It’s not the first Monday of the year but the last. The first being January the 5th. But, like always, I’m going to attempt a health kick. And I always like to start those on Mondays. It makes my little brain happy. You’d think that starting something on January the 1st would make my silly little brain explode with happiness. Right? WRONG!
Why? Because I’m a resolutions snob. And am also increasingly aware of my own fallibility. So I’ve created a ‘clever’ get out clause whereby I start my health kick in December thus avoiding the branding of a New Year’s Resolution.
There’s absolutely nothing wrong with a resolution. Nothing wrong at all. In fact, anything that encourages people to embrace healthier lifestyle choices or improve their career prospects or anything positive like that has got to be a great thing. But I’ve just failed at so many so many times. I just can’t do it to myself to jump on the doomed wagon. So instead, I’ll start on January the 29th. Boom. Job’s a good ‘un.

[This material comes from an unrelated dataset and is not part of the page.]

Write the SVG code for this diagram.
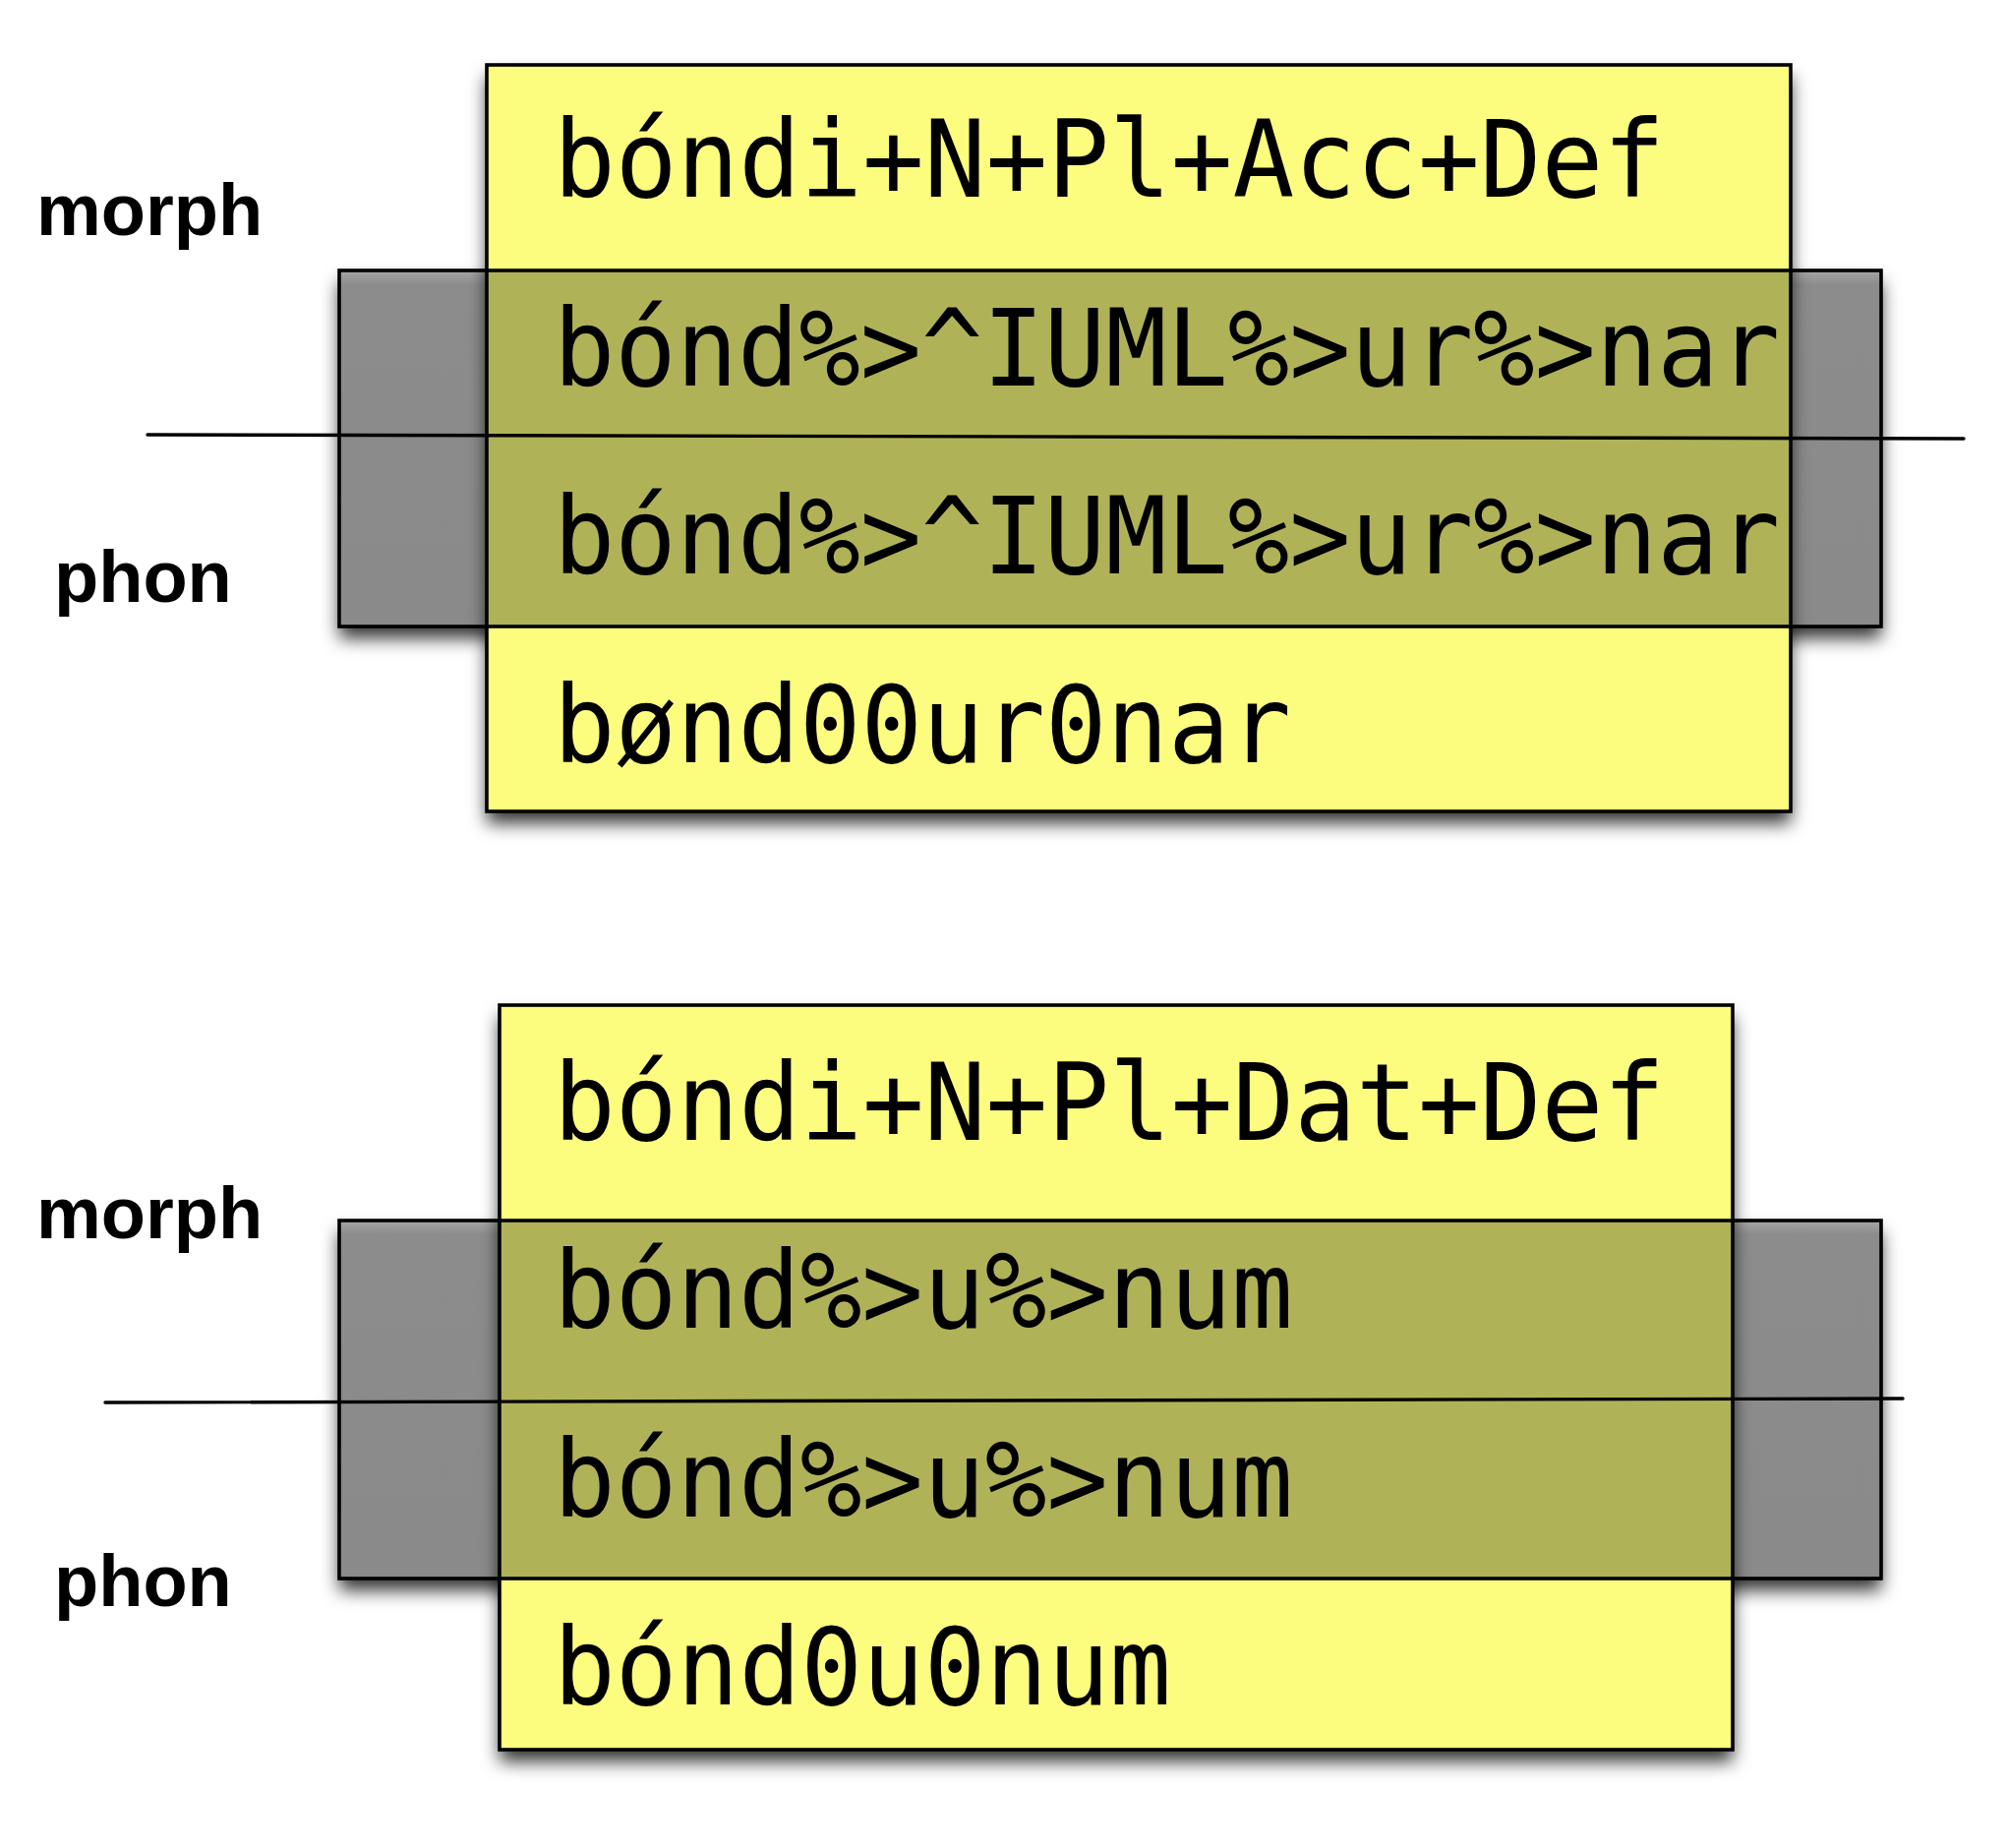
<svg xmlns="http://www.w3.org/2000/svg" width="2041" height="1879" viewBox="0 0 2041 1879">
<style>
.yel{fill:#FCFC7F}
.gry{fill:url(#gg)}
.olv{fill:#B0B258}
.edge{fill:none;stroke:#000;stroke-width:3.6}
.mono{font-family:"DejaVu Sans Mono","Liberation Mono",monospace;font-size:109px;fill:#000}
.lbl{font-family:"Liberation Sans",Arial,sans-serif;font-weight:bold;font-size:74px;fill:#000}
.ln{stroke:#000;stroke-width:3.4;stroke-linecap:round}
</style>
<defs>
<filter id="sh" x="-10%" y="-10%" width="125%" height="135%">
<feDropShadow dx="0" dy="12" stdDeviation="9" flood-color="#000" flood-opacity="0.8"/>
</filter>
<linearGradient id="gg" x1="0" y1="0" x2="0" y2="1">
<stop offset="0" stop-color="#A6A6A6"/>
<stop offset="0.04" stop-color="#8C8C8C"/>
<stop offset="1" stop-color="#8A8A8A"/>
</linearGradient>
</defs>
<rect width="2041" height="1879" fill="#fff"/>

<g id="top-diagram">
<g id="top-phon-morph-band">
<rect class="gry" x="345" y="275" width="1568" height="362" filter="url(#sh)"/>
</g>
<g id="top-box">
<rect class="yel" x="495" y="66" width="1326" height="759" filter="url(#sh)"/>
<rect class="olv" x="495" y="275" width="1326" height="362"/>
<rect class="edge" x="495" y="66" width="1326" height="759"/>
<rect class="edge" x="345" y="275" width="1568" height="362"/>
</g>
<g id="top-row1"><text class="mono" x="563" y="200" textLength="1130" lengthAdjust="spacingAndGlyphs">bóndi+N+Pl+Acc+Def</text></g>
<g id="top-row2"><text class="mono" x="563" y="392" textLength="1247" lengthAdjust="spacingAndGlyphs">bónd%&gt;^IUML%&gt;ur%&gt;nar</text></g>
<g id="top-row3"><text class="mono" x="563" y="583" textLength="1247" lengthAdjust="spacingAndGlyphs">bónd%&gt;^IUML%&gt;ur%&gt;nar</text></g>
<g id="top-row4"><text class="mono" x="563" y="775" textLength="750" lengthAdjust="spacingAndGlyphs">bønd00ur0nar</text></g>
<g id="top-morph"><text class="lbl" x="37" y="239">morph</text></g>
<g id="top-phon"><text class="lbl" x="55" y="612">phon</text></g>
</g>

<g id="bottom-diagram">
<g id="bottom-phon-morph-band">
<rect class="gry" x="345" y="1241" width="1568" height="364" filter="url(#sh)"/>
</g>
<g id="bottom-box">
<rect class="yel" x="508" y="1022" width="1254" height="757" filter="url(#sh)"/>
<rect class="olv" x="508" y="1241" width="1254" height="364"/>
<rect class="edge" x="508" y="1022" width="1254" height="757"/>
<rect class="edge" x="345" y="1241" width="1568" height="364"/>
</g>
<g id="bottom-row1"><text class="mono" x="563" y="1159" textLength="1130" lengthAdjust="spacingAndGlyphs">bóndi+N+Pl+Dat+Def</text></g>
<g id="bottom-row2"><text class="mono" x="563" y="1350" textLength="752" lengthAdjust="spacingAndGlyphs">bónd%&gt;u%&gt;num</text></g>
<g id="bottom-row3"><text class="mono" x="563" y="1542" textLength="752" lengthAdjust="spacingAndGlyphs">bónd%&gt;u%&gt;num</text></g>
<g id="bottom-row4"><text class="mono" x="563" y="1733" textLength="628" lengthAdjust="spacingAndGlyphs">bónd0u0num</text></g>
<g id="bottom-morph"><text class="lbl" x="37" y="1259">morph</text></g>
<g id="bottom-phon"><text class="lbl" x="55" y="1633">phon</text></g>
</g>

<g id="connectors">
<line class="ln" x1="150" y1="442" x2="1997" y2="446"/>
<line class="ln" x1="107" y1="1426" x2="1935" y2="1422"/>
</g>
</svg>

I also like to delude myself that this means when I strut into the gym today my fellow gym goers will gift me with a brief nod of the head and we’ll all know that we are morally superior for being here in December not January.
My plan is to chat to as many people as possible – you know, get my face out there – that they’ll all erroneously think that they already know me (since I’m being so familiar) so that when January the 1st or the 5th swing round and I’m at the gym, we can all share our morally superior smiles while watching newbies fall off the back of treadmills. Amateurs.
I’m aiming to further cement my veteran gym status by wearing really really REALLY old gear. Maybe I’ll even hit up a few charity shops for some old London Marathon t-shirts. As long as they’re post 2000 then I figure that’s plausible. As long as no one actually watches me run.
I suppose I should add for honesty’s sake that the old capri pants I’m planning on wearing aren’t actually a deliberate style choice. More that I refuse to spend good money on clothes that I can’t enjoy wearing. And if they happen to go see-through as I crouch down for some squats, well then, I’ll just have to wear some big black granny pants and make sure I’m facing the wall, won’t I?
On that note, it’s time for me to pull on those unreliable Lycra butt huggers, climb into that poorly engineered sports bra and throw on that (legitimately earned, for a change) Great North Run t-shirt. First one to slide backwards off the treadmill is the loser. See you there!